Topic Last Modified: 2011-03-23

Determining which conferencing capabilities to deploy depends not only on the features you want available to your users, but also on your network bandwidth capabilities.

The following list of questions guides you through the conferencing planning process to determine what features of conferencing you should deploy, based on your organization’s requirements.

A/V Conferencing Network Bandwidth Requirements

To plan for A/V conferencing, you need to understand the network bandwidth required by the type of conferencing media that your organization requires.

Before you enable users for A/V conferencing, you should ensure your network can handle the resulting load. Without sufficient network bandwidth, the end-user experience may be severely degraded. Anew feature in Lync Server 2010, call admission control, can help you manage the network bandwidth used by A/V Conferencing. For details, see Overview of Call Admission Control.

For information on media bandwidth requirements, see Media Traffic Network Usage.

Client A/V Devices

If you deploy audio conferencing on your network, your users will need audio devices such as headsets to participate. If you also deploy video conferencing, you will need to roll out video devices, such as webcams for users and the RoundTable device for conference rooms.

We recommend that you use unified communications (UC) devices that are certified by Microsoft for all device types, to ensure an optimal end-user experience. For details about UC-certified devices, see "Phones and Devices for Microsoft Office Communicator" at

For either audio or video devices, device rollout and user training are important issues for you to consider and plan for, to maximize your return on investment in conferencing.

Enabling External Participation in Conferences

You can greatly increase the benefits of your investment in Lync Server conferencing by enabling external users to also participate in conferences when invited. External users can include:

  • Remote Users   Your organization’s own users, when they are working outside your firewalls and are using their laptops or other Lync Server devices.

  • Federated Users   Users from companies you work with who also run Lync Server. To enable your users to easily contact these users, you create federated relationships with these companies.

  • Anonymous Users   Any other external users who are invited specifically by your users to join specific conferences. A meeting organizer in your company can send an email invitation for a conference to an external user. The email includes a link that the outside user can click to join the conference.

To enable any or all of these scenarios, you deploy an Edge Server to help enable secure communications between your Lync Server deployment and external users. The Lync Server solution using Edge Servers provides higher quality media than other solutions such as a virtual private network (VPN). For details, see Planning for External User Access.

Additionally, whether or not you deploy Edge Servers, you can enable users (either inside or outside your organization) to dial in from standard PSTN phones to join on-premises audio conferences. This is accomplished by deploying Lync Server dial-in conferencing.

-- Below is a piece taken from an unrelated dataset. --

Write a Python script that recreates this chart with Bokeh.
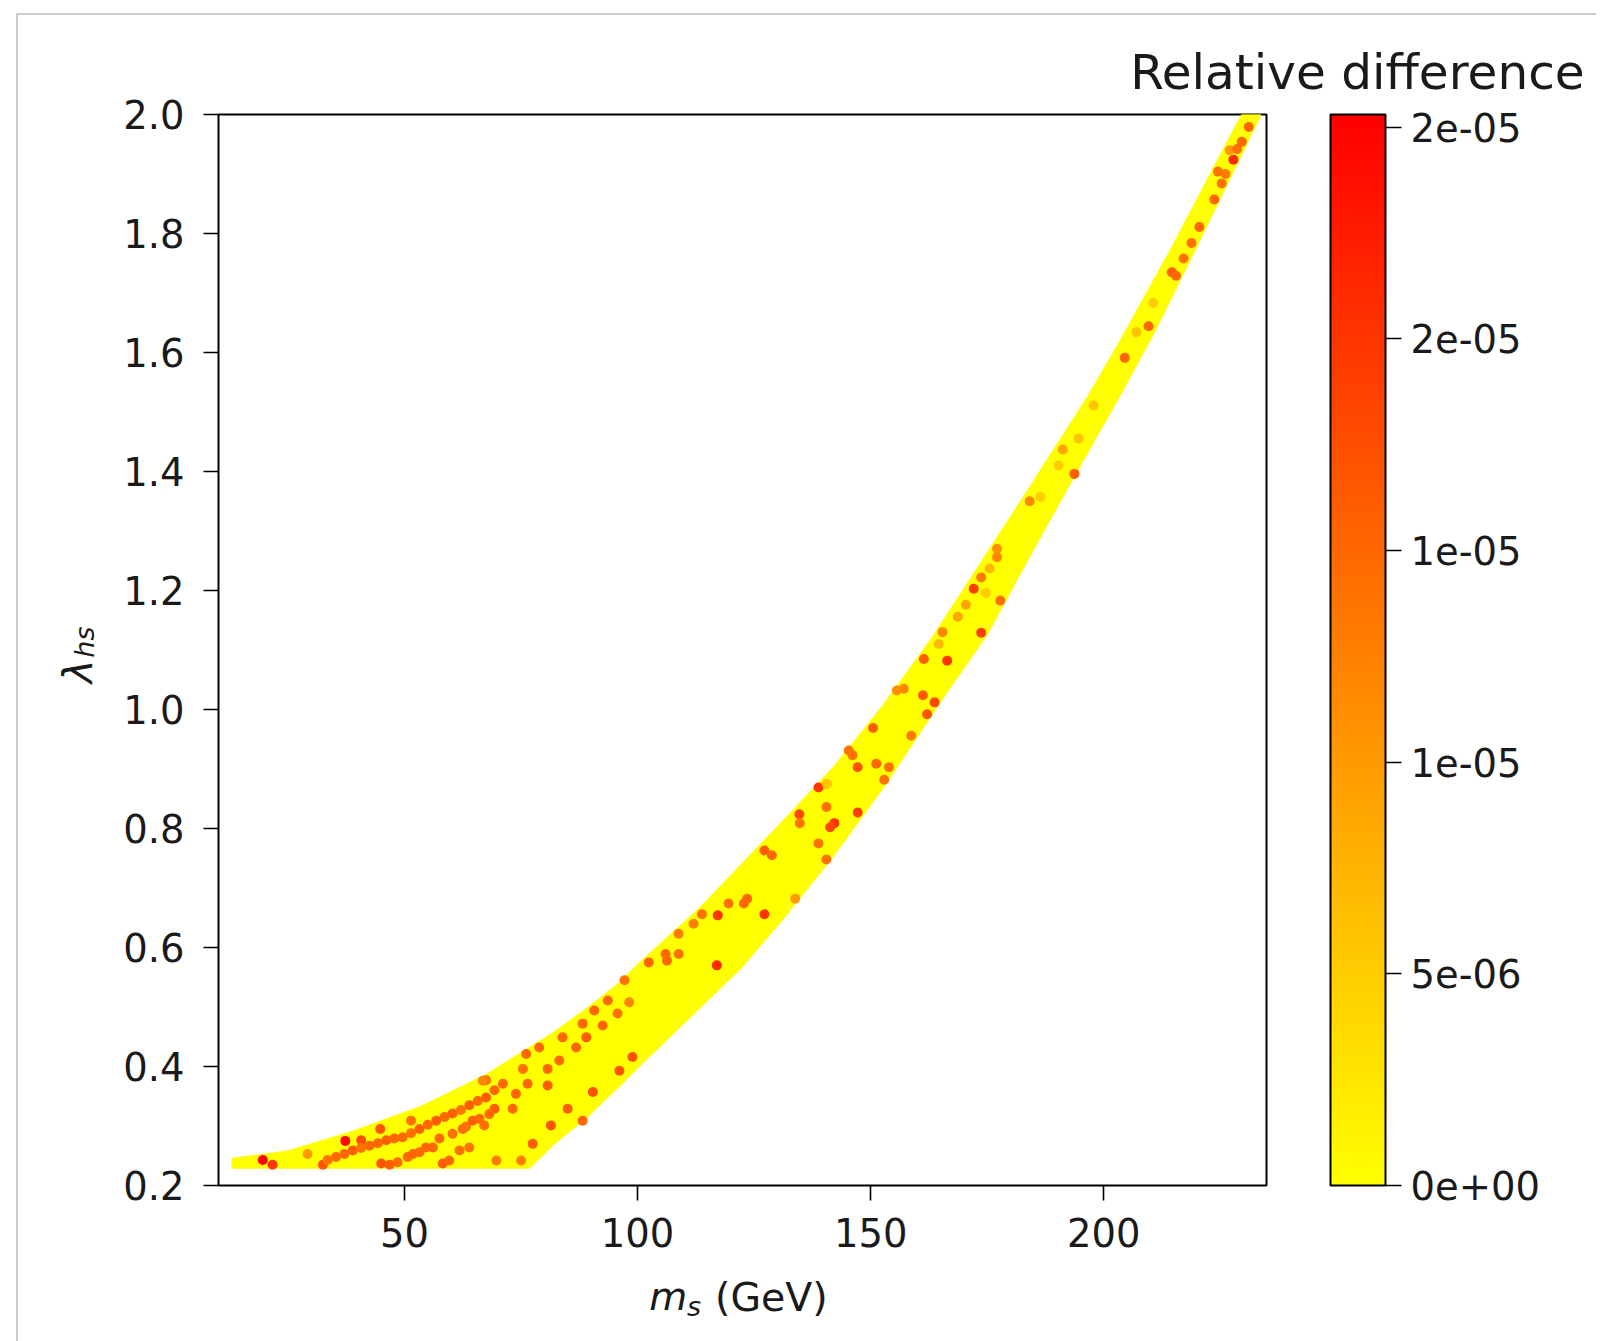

Compatibility Among Meeting Types and Client Versions

Lync Server 2010 includes many improvements and enhancements to conferencing capabilities. For details about these changes, see New Conferencing Features.

However, these changes require you to be aware of some conferencing interoperability issues in Lync Server 2010. If you are going to have Lync Server 2010 interoperate with previous versions of Office Communications Server and its clients, you must be aware of the following issues:

  • Users using Lync 2010 cannot schedule Live Meeting online conferences, or modify any migrated meetings of this type.

  • Users using Lync 2010 who need to attend Live Meeting online conferences hosted on servers running Office Communications Server 2007 R2 must have the Live Meeting client installed on their computer (in addition to Lync 2010) to attend these meetings.

  • When Live Meeting online conferences are migrated to Lync Server 2010, meeting content does not migrate. If this content is needed, it must be uploaded again.

  • Users who are migrated from previous versions of Office Communications Server to Lync Server 2010 and who use Lync 2010 will receive a new assigned dial-in conference ID the first time they schedule an assigned dial-in conference meeting. They can use this new assigned dial-in conference ID to both schedule and attend meetings. The old ID will continue to work for previously scheduled meetings, but newly scheduled meetings are assigned the new ID.

  • Users in federated organizations who are using Microsoft Office Communicator 2007 or Microsoft Office Communicator 2005 clients cannot join Lync Server 2010 meetings in your organization unless the admission type for the meeting is set to Everyone. Federated users cannot join closed (company and invitation-only participants) meetings or meetings locked by the organizer, unless they use a Lync 2010 client.